Hamburg. "Tanzen, Singen, Spaßhaben", das sei die Quintessenz seiner Musik, verriet der türkische Klarinettist Selim Sesler jüngst dem Norddeutschen Rundfunk. Wie das konkret aussieht, konnte man in Fatih Akins Film "Crossing the Bridge" sehen: In einer überfüllten Kneipe, wo ab und an ein ekstatischer Bacchant aufspringt, um ihm einen dicken Schmatzer auf die Wange zu drücken, befeuert Sesler dort ein zünftiges Besäufnis.

Was passiert, wenn man diese Musik nach Norddeutschland verpflanzt, war am Freitag bei Seslers Open-Air-Konzert hinter dem Museum der Arbeit zu erleben: nämlich zunächst einmal gar nichts. Die Temperaturen waren unangenehm kühl, das Publikum größtenteils hanseatisch gesittet und die Tontechnik sträflich schlecht vorbereitet.

Dabei hatte Sesler eine großartige Truppe dabei: Der Perkussionist Rüstem Cenbeli ist so eine Art türkischer Charlie Watts - nur dass er öfter lächelt. Unerschütterlich trieb er mit scharfen, knallenden Rimshots auf seiner Davul die Musik voran. Die Stars des Abends aber waren die Hüften (und die Vocals) von Frontfrau Esra Arslan und der durchdringende, erregende Klarinettenton von Selim Sesler.

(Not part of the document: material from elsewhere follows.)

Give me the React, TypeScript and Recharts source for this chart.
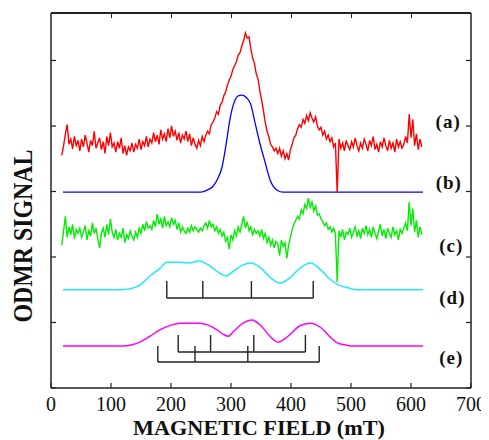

Was der "Coltrane der Klarinette" und seine Mitstreiter draufhaben, zeigte sich vor allem in den improvisierten Abschnitten, wo die Melodie über einem dichten Teppich aus Rhythmus sich in engen Windungen wie irre im Kreise dreht. Auch dank der sympathischen Moderation des Hamburger Jung Bülent "Bedo" Kayaturan gelang es Sesler & Friends so zu guter Letzt doch, selbst fröstelnde Hanseaten von den Sitzen zu holen.